EXERCISE DIRECTIONS ▸
Nothing but the lines from the top of the data to the line holding "r1_lo = [-1.3, -1.6, -2.0]" should be printed, word for word and both ends included; leave the pictures out.

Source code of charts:
· · · ·
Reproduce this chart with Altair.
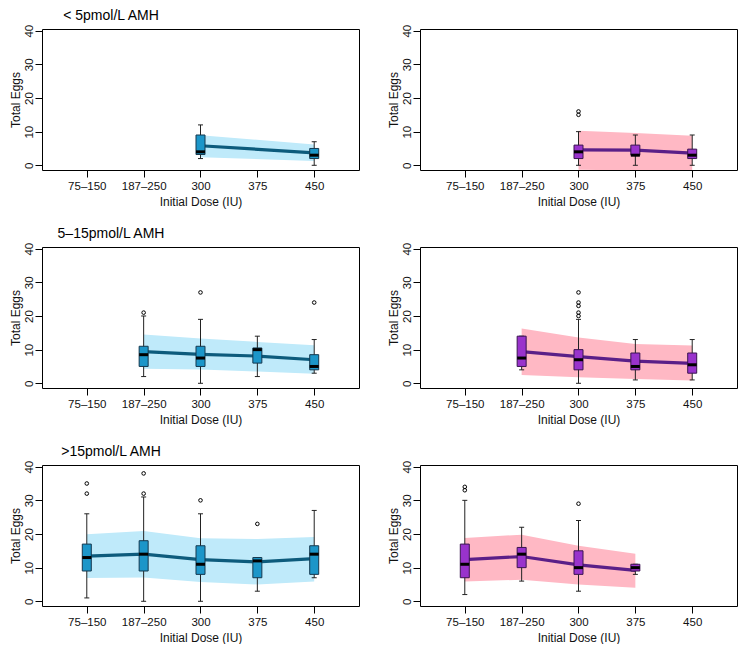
import json
import altair as alt
import pandas as pd

# ---- data ----
dose_labels = ["75–150", "187–250", "300", "375", "450"]
dose_pos = [1, 2, 3, 4, 5]

titles = ["< 5pmol/L AMH", "5–15pmol/L AMH", ">15pmol/L AMH"]

# Row 1 left
l1_pos = [3, 5]
l1_q1 = [3.2, 2]
l1_med = [4, 3]
l1_q3 = [9, 5]
l1_wlo = [2, 0]
l1_whi = [12, 7]
l1_out_pos = []
l1_out_val = []
l1_fit = [5.8, 3.7]
l1_hi = [8.9, 6.2]
l1_lo = [2.4, 1.3]

# Row 1 right
r1_pos = [3, 4, 5]
r1_q1 = [2, 3, 2]
r1_med = [4, 3, 3]
r1_q3 = [6, 6, 4.8]
r1_wlo = [0, 0, 0]
r1_whi = [10, 9, 9]
r1_out_pos = [3, 3]
r1_out_val = [15, 16]
r1_fit = [4.6, 4.5, 3.6]
r1_hi = [10.3, 9.6, 8.8]
r1_lo = [-1.3, -1.6, -2.0]

# Row 2 left
l2_pos = [2, 3, 4, 5]
l2_q1 = [5, 5, 6, 4]
l2_med = [8.5, 7.5, 10, 5]
l2_q3 = [11, 11, 10.5, 8.5]
l2_wlo = [2, 0, 2, 3]
l2_whi = [20, 19, 14, 13]
l2_out_pos = [2, 3, 5]
l2_out_val = [21, 27, 24]
l2_fit = [9.4, 8.6, 8.1, 7.0]
l2_hi = [14.5, 13.3, 12.3, 11.3]
l2_lo = [4.3, 4.1, 3.5, 2.8]

# Row 2 right
r2_pos = [2, 3, 4, 5]
r2_q1 = [5, 4, 4, 3]
r2_med = [7.5, 7, 5, 5.5]
r2_q3 = [14, 10, 9, 9]
r2_wlo = [4, 0, 1, 1]
r2_whi = [14, 19, 13, 13]
r2_out_pos = [3, 3, 3, 3, 3]
r2_out_val = [20, 21, 23, 24, 27]
r2_fit = [9.4, 7.9, 6.6, 5.9]
r2_hi = [16.3, 13.6, 11.7, 11.2]
r2_lo = [2.5, 1.8, 1.25, 0.8]

# Row 3 left
l3_pos = [1, 2, 3, 4, 5]
l3_q1 = [9, 9, 8, 7, 8]
l3_med = [13, 14, 11, 12, 14]
l3_q3 = [17, 18, 16.5, 13, 16.5]
l3_wlo = [1, 0, 0, 3, 7]
l3_whi = [26, 31, 26, 13, 27]
l3_out_pos = [1, 1, 2, 2, 3, 4]
l3_out_val = [32, 35, 32, 38, 30, 23]
l3_fit = [13.4, 14.0, 12.4, 11.7, 12.7]
l3_hi = [19.9, 20.9, 18.7, 18.5, 19.1]
l3_lo = [6.9, 7.1, 5.7, 5.0, 5.9]

# Row 3 right
r3_pos = [1, 2, 3, 4]
r3_q1 = [7, 10, 8, 9]
r3_med = [11, 14, 10, 10]
r3_q3 = [17, 16, 15, 11]
r3_wlo = [2, 6, 3, 8]
r3_whi = [30, 22, 24, 11]
r3_out_pos = [1, 1, 3]
r3_out_val = [33, 34, 29]
r3_fit = [12.4, 13.3, 10.8, 9.2]
r3_hi = [18.8, 19.8, 16.5, 14.1]
r3_lo = [5.9, 6.4, 5.0, 4.0]

BLUE = dict(box="#1c96c9", stroke="#14384f", line="#0d5b7c", band="#bfeafa")
PURPLE = dict(box="#9933cc", stroke="#3a1450", line="#5a1f88", band="#ffb8c4")

W, H = 317, 141
FONT = "Liberation Sans"

label_expr = "%s[datum.value - 1]" % json.dumps(dose_labels, ensure_ascii=False)

xscale = alt.Scale(domain=[0.3, 5.7], nice=False, zero=False)
yscale = alt.Scale(domain=[-1.4, 40.5], nice=False, zero=False)
xaxis = alt.Axis(values=dose_pos, labelExpr=label_expr, title="Initial Dose (IU)",
                 labelPadding=3, titlePadding=5)
yaxis = alt.Axis(values=[0, 10, 20, 30, 40], title="Total Eggs", labelAngle=-90,
                 labelAlign="center", labelBaseline="bottom", labelPadding=1,
                 titlePadding=1)


def panel(title, pos, q1, med, q3, wlo, whi, opos, oval, fit, hi, lo, pal):
    box = pd.DataFrame(dict(pos=pos, q1=q1, med=med, q3=q3, wlo=wlo, whi=whi,
                            fit=fit, hi=hi, lo=lo))
    outl = pd.DataFrame(dict(pos=opos, val=oval))
    X = alt.X("pos:Q", scale=xscale, axis=xaxis)

    def Y(f):
        return alt.Y(f + ":Q", scale=yscale, axis=yaxis)

    band = alt.Chart(box).mark_area(color=pal["band"], opacity=1, clip=True).encode(
        x=X, y=Y("hi"), y2="lo:Q")
    line = alt.Chart(box).mark_line(color=pal["line"], strokeWidth=3.2).encode(
        x=X, y=Y("fit"))
    whisk = alt.Chart(box).mark_rule(color="#222", strokeWidth=1).encode(
        x=X, y=Y("wlo"), y2="whi:Q")
    cap_lo = alt.Chart(box).mark_tick(orient="horizontal", size=5, thickness=1,
                                      color="#222", opacity=1).encode(x=X, y=Y("wlo"))
    cap_hi = alt.Chart(box).mark_tick(orient="horizontal", size=5, thickness=1,
                                      color="#222", opacity=1).encode(x=X, y=Y("whi"))
    bars = alt.Chart(box).mark_bar(width=9, color=pal["box"], stroke=pal["stroke"],
                                   strokeWidth=1).encode(x=X, y=Y("q1"), y2="q3:Q")
    medt = alt.Chart(box).mark_tick(orient="horizontal", size=9, thickness=3,
                                    color="black", opacity=1).encode(x=X, y=Y("med"))
    layers = [band, line, whisk, cap_lo, cap_hi, bars, medt]
    if len(outl):
        pts = alt.Chart(outl).mark_point(shape="circle", filled=False, size=13,
                                         color="black", strokeWidth=1,
                                         opacity=1).encode(x=X, y=Y("val"))
        layers.append(pts)
    return alt.layer(*layers).properties(
        width=W, height=H,
        title=alt.TitleParams(title, anchor="start", frame="group", align="center",
                              dx=69, fontSize=14, font=FONT, fontWeight="normal",
                              color="black", offset=1))


rows = [
    alt.hconcat(panel(titles[0], l1_pos, l1_q1, l1_med, l1_q3, l1_wlo, l1_whi, l1_out_pos, l1_out_val, l1_fit, l1_hi, l1_lo, BLUE),
                panel(" ", r1_pos, r1_q1, r1_med, r1_q3, r1_wlo, r1_whi, r1_out_pos, r1_out_val, r1_fit, r1_hi, r1_lo, PURPLE),
                spacing=26),
    alt.hconcat(panel(titles[1], l2_pos, l2_q1, l2_med, l2_q3, l2_wlo, l2_whi, l2_out_pos, l2_out_val, l2_fit, l2_hi, l2_lo, BLUE),
                panel(" ", r2_pos, r2_q1, r2_med, r2_q3, r2_wlo, r2_whi, r2_out_pos, r2_out_val, r2_fit, r2_hi, r2_lo, PURPLE),
                spacing=26),
    alt.hconcat(panel(titles[2], l3_pos, l3_q1, l3_med, l3_q3, l3_wlo, l3_whi, l3_out_pos, l3_out_val, l3_fit, l3_hi, l3_lo, BLUE),
                panel(" ", r3_pos, r3_q1, r3_med, r3_q3, r3_wlo, r3_whi, r3_out_pos, r3_out_val, r3_fit, r3_hi, r3_lo, PURPLE),
                spacing=26),
]

chart = alt.vconcat(*rows, spacing=18).properties(padding=0).configure_view(
    stroke="black", strokeWidth=1
).configure_axis(
    domain=False, grid=False, tickColor="black", tickSize=7, tickWidth=1,
    labelFont=FONT, labelFontSize=11.5, labelColor="#111",
    titleFont=FONT, titleFontSize=12, titleFontWeight="normal", titleColor="#111",
)

chart.save("out.html", embed_options={"renderer": "svg", "actions": False})
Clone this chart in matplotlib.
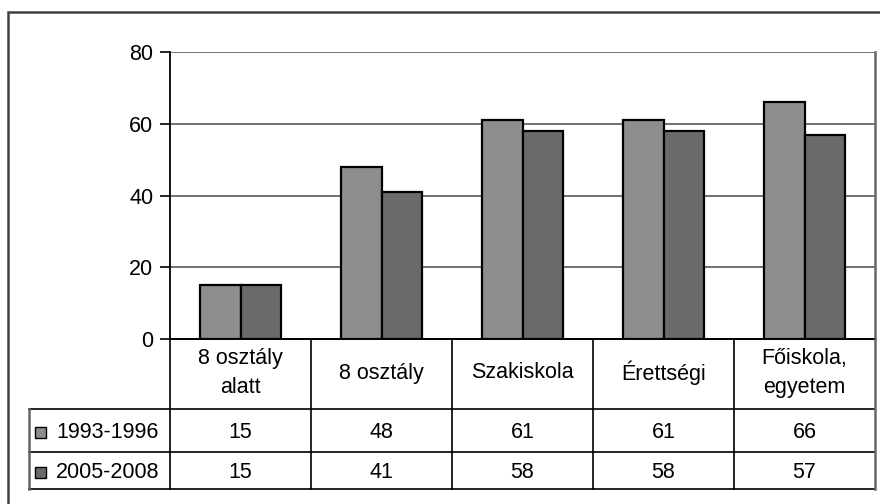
import matplotlib
matplotlib.use("Agg")
import matplotlib.pyplot as plt
from matplotlib.patches import Rectangle

plt.rcParams['font.family'] = ['Liberation Sans', 'DejaVu Sans']

categories = ["8 osztály\nalatt", "8 osztály", "Szakiskola", "Érettségi", "Főiskola,\negyetem"]
series_names = ["1993-1996", "2005-2008"]
values_1993 = [15, 48, 61, 61, 66]
values_2005 = [15, 41, 58, 58, 57]
yticks = [0, 20, 40, 60, 80]
colors = ["#8e8e8e", "#6a6a6a"]

W, H = 880, 504
fig = plt.figure(figsize=(W / 100, H / 100), dpi=100)

def fx(px):
    return px / W

def fy(py):
    return 1 - py / H

# outer frame (cut at right/bottom)
fig.patches.append(Rectangle((fx(8), fy(530)), fx(900) - fx(8), fy(12) - fy(530),
                             transform=fig.transFigure, fill=False,
                             edgecolor="#404040", linewidth=1.8, clip_on=False))

# main axes
left, right, top, zero = 170, 875, 52, 339
ax = fig.add_axes([fx(left), fy(zero), fx(right) - fx(left), fy(top) - fy(zero)])
n = len(categories)
x = list(range(n))
w = 1 / 3.5
ax.bar([i - w / 2 for i in x], values_1993, width=w, color=colors[0],
       edgecolor="black", linewidth=1.6, zorder=3)
ax.bar([i + w / 2 for i in x], values_2005, width=w, color=colors[1],
       edgecolor="black", linewidth=1.6, zorder=3)
ax.set_xlim(-0.5, n - 0.5)
ax.set_ylim(0, 80)
ax.set_yticks(yticks)
ax.set_yticklabels([str(t) for t in yticks], fontsize=15.5)
ax.tick_params(axis='y', length=7, width=1.2, pad=5, color="black")
ax.set_xticks([])
ax.yaxis.grid(True, color="#666666", linewidth=1.3, zorder=0)
ax.set_axisbelow(True)
ax.spines["top"].set_visible(False)
ax.spines["left"].set_color("black")
ax.spines["left"].set_linewidth(1.3)
ax.spines["bottom"].set_color("black")
ax.spines["bottom"].set_linewidth(1.3)
ax.spines["right"].set_color("#666666")
ax.spines["right"].set_linewidth(1.8)

# data table
t_left, t_top, t_bot = 29, 339, 489
row1, row2 = 409, 452
tax = fig.add_axes([fx(t_left), fy(t_bot), fx(right) - fx(t_left), fy(t_top) - fy(t_bot)])
tax.set_xlim(-1.5, n - 0.5)
tax.set_ylim(t_bot, t_top)
tax.axis("off")
lc = "black"
lw = 1.2
tax.plot([-0.5, n - 0.5], [t_top, t_top], color=lc, lw=lw, clip_on=False)
for yy in [row1, row2, t_bot]:
    tax.plot([-1.5, n - 0.5], [yy, yy], color=lc, lw=lw, clip_on=False)
for i in range(n + 1):
    tax.plot([i - 0.5, i - 0.5], [t_top, t_bot], color=lc if i < n else "#666666",
             lw=lw if i < n else 1.8, clip_on=False)
tax.plot([-1.5, -1.5], [row1, t_bot], color="#666666", lw=1.8, clip_on=False)

for i, c in enumerate(categories):
    tax.text(i, (t_top + row1) / 2 - 1, c, ha="center", va="center", fontsize=15.5,
             linespacing=1.55)
rows = [(row1, row2, values_1993), (row2, t_bot, values_2005)]
for k, (ya, yb, vals) in enumerate(rows):
    yc = (ya + yb) / 2 + 2
    for i, v in enumerate(vals):
        tax.text(i, yc, str(v), ha="center", va="center", fontsize=15.5)
    tax.add_patch(Rectangle((-1.5 + 6 / 141, yc - 5.5), 11 / 141, 11,
                            facecolor=colors[k], edgecolor="black", linewidth=1.0,
                            clip_on=False))
    tax.text(-1.5 + 27 / 141, yc, series_names[k], ha="left", va="center", fontsize=15.5)

fig.savefig("out.png", dpi=100)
· · · ·
OUTPUT FOR THIS TASK ▸
Reproduce this chart with Altair.
import json
import altair as alt
import pandas as pd

# ---- data ----
dose_labels = ["75–150", "187–250", "300", "375", "450"]
dose_pos = [1, 2, 3, 4, 5]

titles = ["< 5pmol/L AMH", "5–15pmol/L AMH", ">15pmol/L AMH"]

# Row 1 left
l1_pos = [3, 5]
l1_q1 = [3.2, 2]
l1_med = [4, 3]
l1_q3 = [9, 5]
l1_wlo = [2, 0]
l1_whi = [12, 7]
l1_out_pos = []
l1_out_val = []
l1_fit = [5.8, 3.7]
l1_hi = [8.9, 6.2]
l1_lo = [2.4, 1.3]

# Row 1 right
r1_pos = [3, 4, 5]
r1_q1 = [2, 3, 2]
r1_med = [4, 3, 3]
r1_q3 = [6, 6, 4.8]
r1_wlo = [0, 0, 0]
r1_whi = [10, 9, 9]
r1_out_pos = [3, 3]
r1_out_val = [15, 16]
r1_fit = [4.6, 4.5, 3.6]
r1_hi = [10.3, 9.6, 8.8]
r1_lo = [-1.3, -1.6, -2.0]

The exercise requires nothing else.